# Anyone tried taiwanese Aquascaping?



## aaronnorth (21 Sep 2008)

It looks really cool IMO and i like it a lot, i may have to try this one day.

http://www.aquascapingworld.com/forum/g ... capes.html

http://blog.sina.com.tw/paludarium/arti ... yid=580471


----------



## Graeme Edwards (21 Sep 2008)

Thats very much a far eastern Idea. They like to make things in miniature, just look at the bonsai they do. Its not to my taste, but the plants are very interesting.Its touching on having sunken ships and divers really, its not the same, but gives me the same reaction.
Some nice scapes in the second link.

Cheers.


----------



## aaronnorth (21 Sep 2008)

well if i was to produce one, i wouldnt have any houses etc in the tank!


----------



## Dave Spencer (21 Sep 2008)

I think we should all look at nature that is ours here in the UK and use that as our influence.

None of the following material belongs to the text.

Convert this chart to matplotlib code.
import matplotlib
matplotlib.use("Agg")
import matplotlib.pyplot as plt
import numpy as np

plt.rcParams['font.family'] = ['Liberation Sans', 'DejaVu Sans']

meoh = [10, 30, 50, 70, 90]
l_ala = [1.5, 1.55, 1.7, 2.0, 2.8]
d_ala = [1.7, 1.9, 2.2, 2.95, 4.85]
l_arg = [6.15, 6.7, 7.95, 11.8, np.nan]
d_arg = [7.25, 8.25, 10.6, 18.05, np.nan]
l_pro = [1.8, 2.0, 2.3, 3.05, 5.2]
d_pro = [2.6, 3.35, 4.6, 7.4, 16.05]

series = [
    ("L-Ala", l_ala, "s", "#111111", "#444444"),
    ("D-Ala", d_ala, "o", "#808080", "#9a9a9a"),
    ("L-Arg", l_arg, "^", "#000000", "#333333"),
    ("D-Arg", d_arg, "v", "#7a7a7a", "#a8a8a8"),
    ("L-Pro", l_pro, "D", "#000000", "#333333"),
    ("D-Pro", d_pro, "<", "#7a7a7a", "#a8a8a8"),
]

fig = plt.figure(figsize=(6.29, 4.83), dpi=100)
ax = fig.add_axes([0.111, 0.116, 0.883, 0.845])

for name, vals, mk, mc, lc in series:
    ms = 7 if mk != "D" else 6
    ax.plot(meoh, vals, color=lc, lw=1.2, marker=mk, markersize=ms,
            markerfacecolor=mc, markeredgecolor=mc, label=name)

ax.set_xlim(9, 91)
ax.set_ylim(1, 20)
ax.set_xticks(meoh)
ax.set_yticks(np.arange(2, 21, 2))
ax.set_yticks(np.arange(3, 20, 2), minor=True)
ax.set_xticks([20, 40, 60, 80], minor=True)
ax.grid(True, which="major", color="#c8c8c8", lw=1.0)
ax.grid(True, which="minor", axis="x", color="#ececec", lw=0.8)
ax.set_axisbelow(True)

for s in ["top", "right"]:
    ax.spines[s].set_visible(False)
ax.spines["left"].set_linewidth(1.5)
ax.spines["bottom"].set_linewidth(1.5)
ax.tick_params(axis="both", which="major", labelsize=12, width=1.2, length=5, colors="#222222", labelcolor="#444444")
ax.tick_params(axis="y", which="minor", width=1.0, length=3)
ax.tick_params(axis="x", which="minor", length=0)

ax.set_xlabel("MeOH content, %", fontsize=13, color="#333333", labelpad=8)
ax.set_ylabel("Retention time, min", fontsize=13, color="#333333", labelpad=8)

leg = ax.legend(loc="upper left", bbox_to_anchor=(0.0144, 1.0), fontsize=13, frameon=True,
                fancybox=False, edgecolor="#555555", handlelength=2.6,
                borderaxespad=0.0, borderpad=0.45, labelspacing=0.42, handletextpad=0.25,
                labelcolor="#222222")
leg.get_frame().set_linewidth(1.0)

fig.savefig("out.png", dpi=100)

I know what you mean Aaron. I used to pore over all Amano`s tanks, and have all the IALPC books with photos of all the entrants. I have also spent a lot of time looking at scapes in the Aquajournals, plus web sites such as CAU.

These days I just drive around, take pictures, and take my inspiration from my immediate surroundings. I don`t really study Far Eastern scapes like I used to. Having said that, I have just set up a blatant Nature Aquarium clone, but it was what the girl friend wanted in her house.  

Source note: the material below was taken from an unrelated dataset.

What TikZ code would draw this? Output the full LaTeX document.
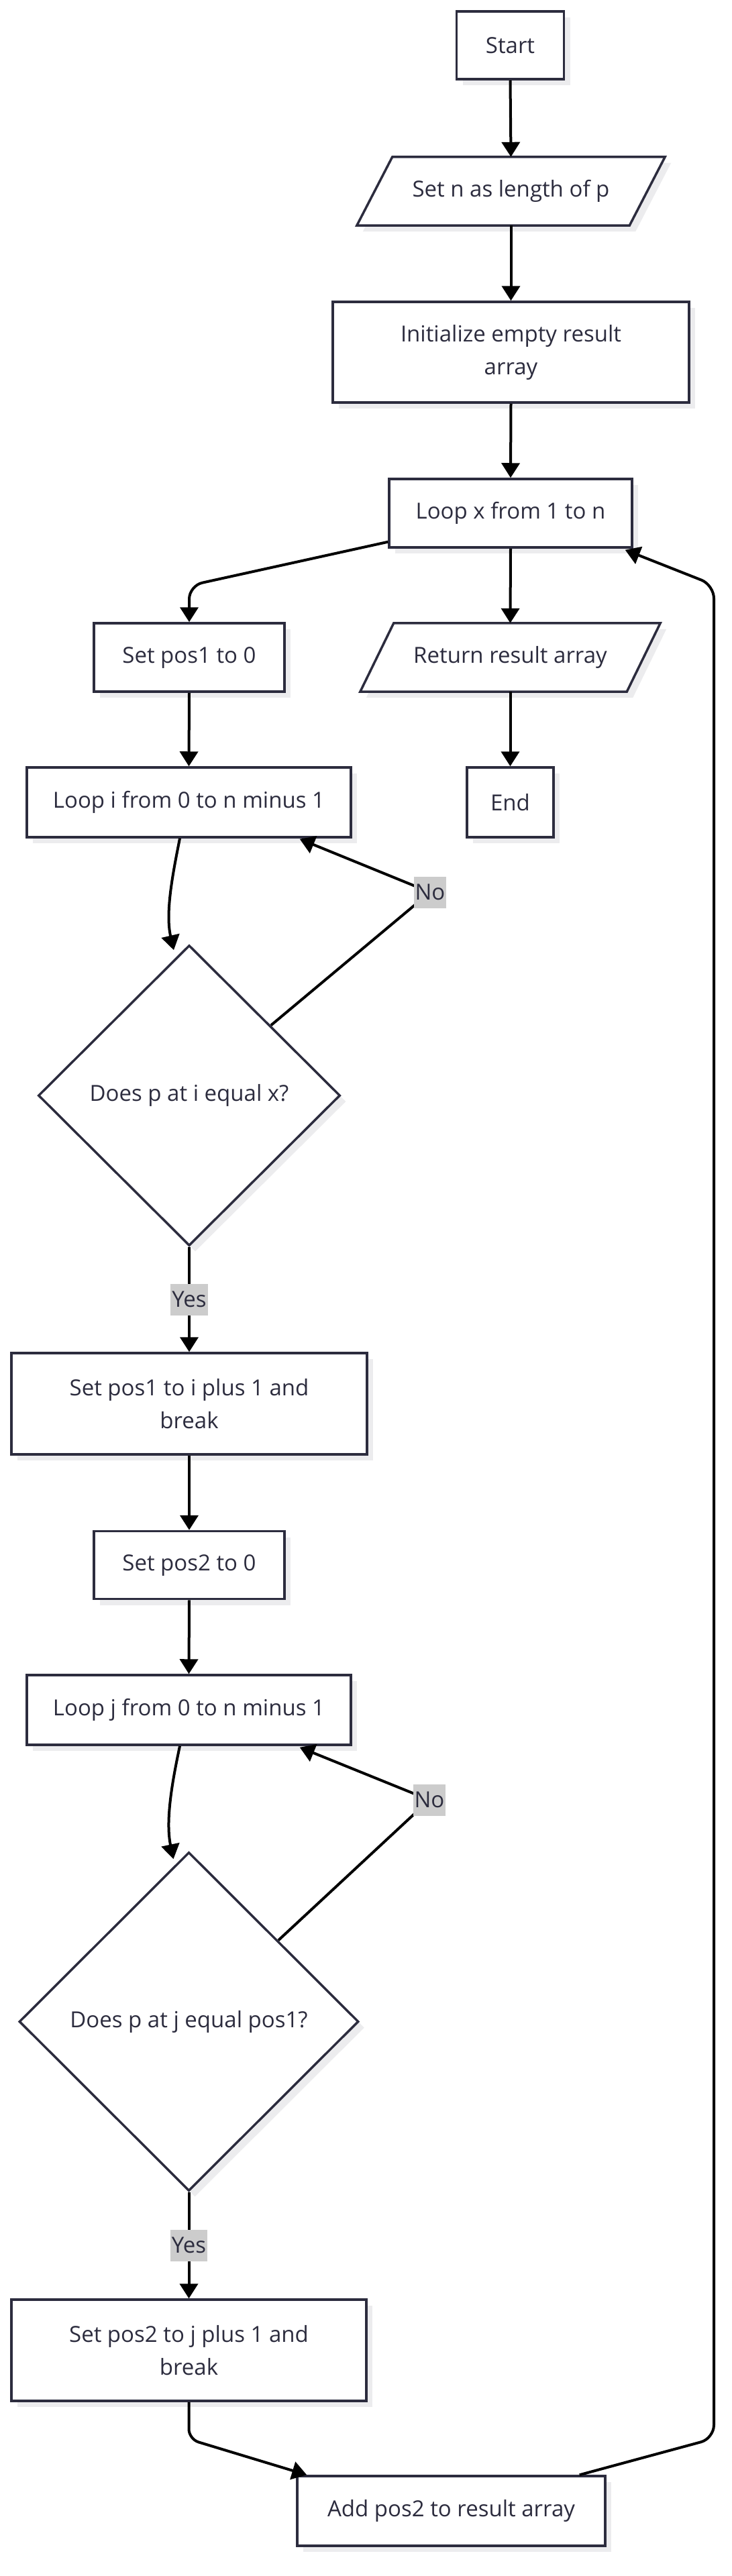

I think my point is that we should be a little less driven by the Far East, even though they are the best and hard not to admire

Dave.


----------



## Graeme Edwards (22 Sep 2008)

Agreed with Dave. This Is what I do. This is what we should all do. Uk needs its own style and one that blows the far east out of the water. Andy Mac has started this off very well. Its about emulating nature, biotope style even, thats the way forward for the UK I think.

Cheers.


----------



## a1Matt (22 Sep 2008)

Graeme Edwards said:
			
		

> Agreed with Dave. This Is what I do. This is what we should all do. Uk needs its own style and one that blows the far east out of the water. Andy Mac has started this off very well. Its about emulating nature, biotope style even, thats the way forward for the UK I think.
> 
> Cheers.



I try to adopt a live and let live attitude, so try to be inspired by rather than compete with the far east.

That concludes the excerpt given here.